Eşinin kaybı sonrası yaşadığı vicdani travmayı atlatmak için huzuru taşrada arayan ama burada daha büyük bir kâbusun içine dahil olan bir kadın... Alex Garland imzalı ‘Adamlar’, ‘toksik erkeklik halleri’ne ilişkin bir ‘korku filmi’.

Tünel sahnesi muhteşem...
Garland, yazıp yönettiği son adımında çok etkileyici bir atmosfer kuruyor. Harper’ın yavaş yavaş ruhen boğulma sürecini izlerken müzikle de beslenen görsel yapı, zihnimize çok çarpıcı kadrajlar bırakıyor. Lakin film nedense son bölümünde efektler eşliğinde kendi eliyle kurduğu bütün tuğlaları adeta yıkıyor ve son derece ‘didaktik’ bir hal alıyor. Evet, bu film erkeklerin nasıl ‘yaratıklar’ olduğunu göstermek üzerine kurulu bir korku öyküsü anlatıyor ama Garland’a var olan ‘formlar’ yetmiyor; kolu bıçakla ikiye ayrılan karakterlerle adeta Cronenberg’in sularına dahil olmak istiyor. Doğum sahneleri de hem bir tür reenkarnasyona işaret ediyor (gibime geldi) hem de ‘Adamlar’ı görsel açıdan ilginç kılmaya çalışıyor. Ama bu denli abartılı şekilde sınırlara uzanma isteği bence filmin kendine özgü tadını, nefasetini bozuyor, lezzetli bir yemek gereksiz soslarla mideye zarar verici hale geliyor! Bu arada öyküde çeşitli kültürlerde yer alan ve ‘yeniden doğuş’u simgelediğine inanılan ‘yeşil adam’ figürüne de gönderme var.

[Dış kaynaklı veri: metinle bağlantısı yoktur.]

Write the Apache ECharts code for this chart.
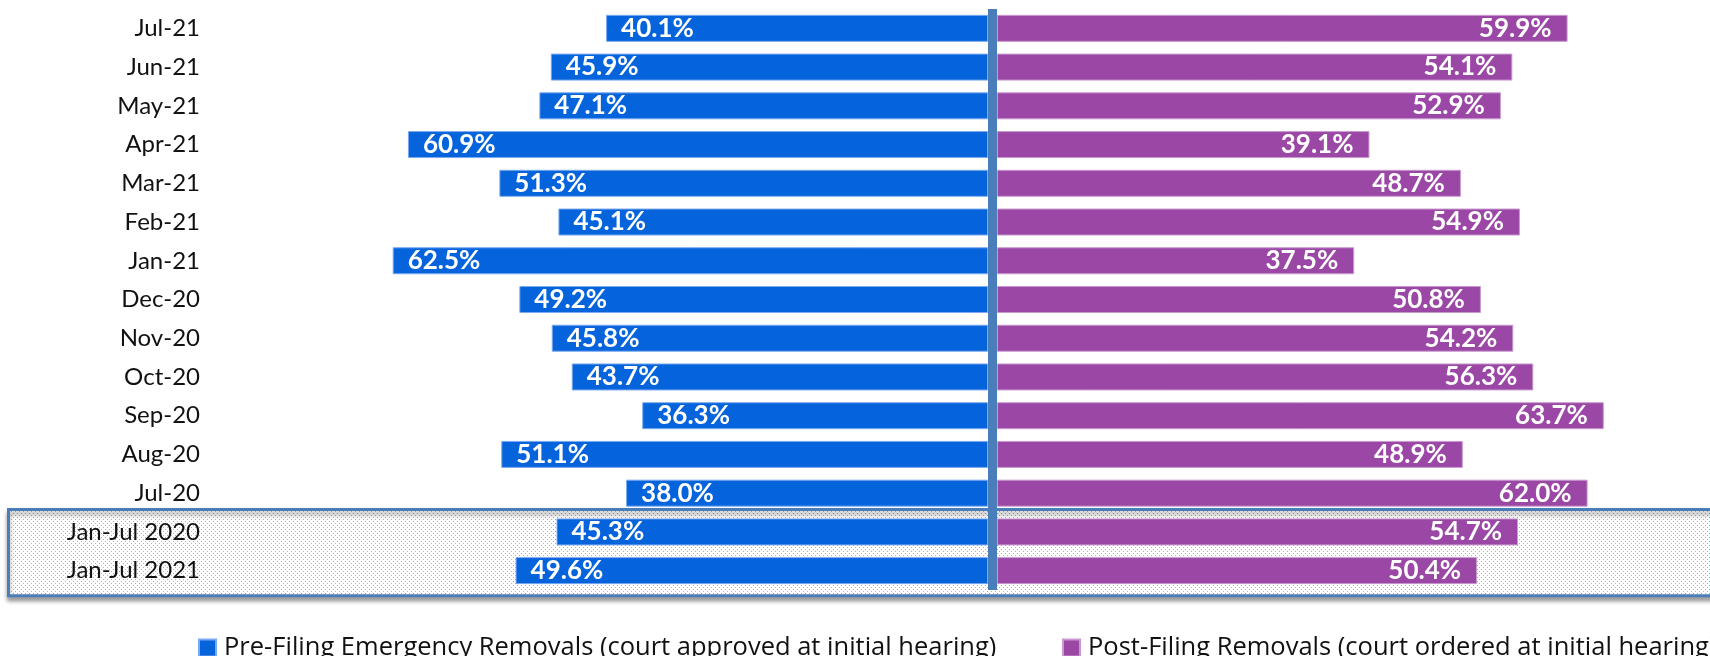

Harper’la, en son ‘Karanlık Kız’da Olivia Colman’ın gençliğini oynayan Jessie Buckley’nin çok başarılı bir performans sergilediği filmde, ana erkek karakterlerdeki bütün yüzler birbirine benziyor; çünkü onları tek bir isim, Rory Kinnear canlandırıyor! Aronofsky’nin ‘Anne!’si ve Kubrick’in ‘The Shining’inden de esintiler sunan ‘Adamlar’ın en iyi unutulmaz yanıysa Harper’ın orman içinde yer alan eski tünellerdeki gezi sahnesi. Burada çarpıcı bir kurgu ve Geoff Barrow-Ben Salisbury ikilisinin, Harper’ın yankılanan sesiyle yarattıkları enfes bir müzikal tını var.

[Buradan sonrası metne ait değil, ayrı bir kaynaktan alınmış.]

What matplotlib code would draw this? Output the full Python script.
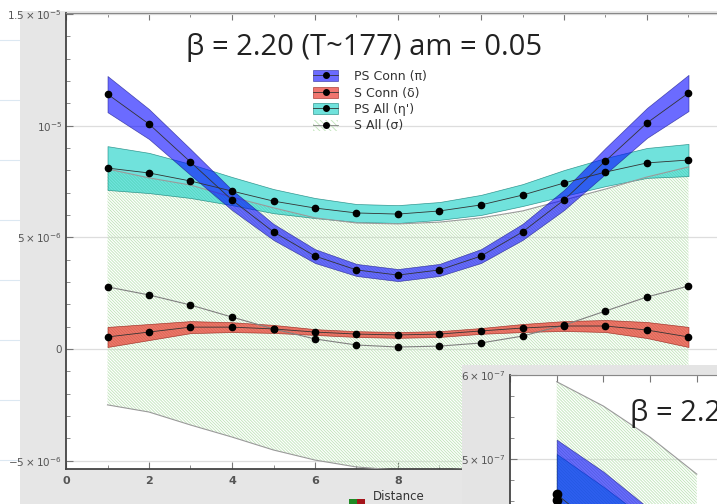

Özetle Garland’ın ‘toksik erkeklik halleri’ne vurgu yaparken modern bir korku filmi inşa etme çabası olarak da nitelendirilebilecek yapıtı, gerçeküstücü gayretlerle vermek istediği etkiden uzaklaşmış. Geriye de fikirlerden ziyade görüntü yönetmeni Rob Hardy’nin zihinlerde yer eden kadrajları kalmış. Ama ‘Adamlar’ın bu ‘erdemleri’ için de salonun yolu tutulabilir.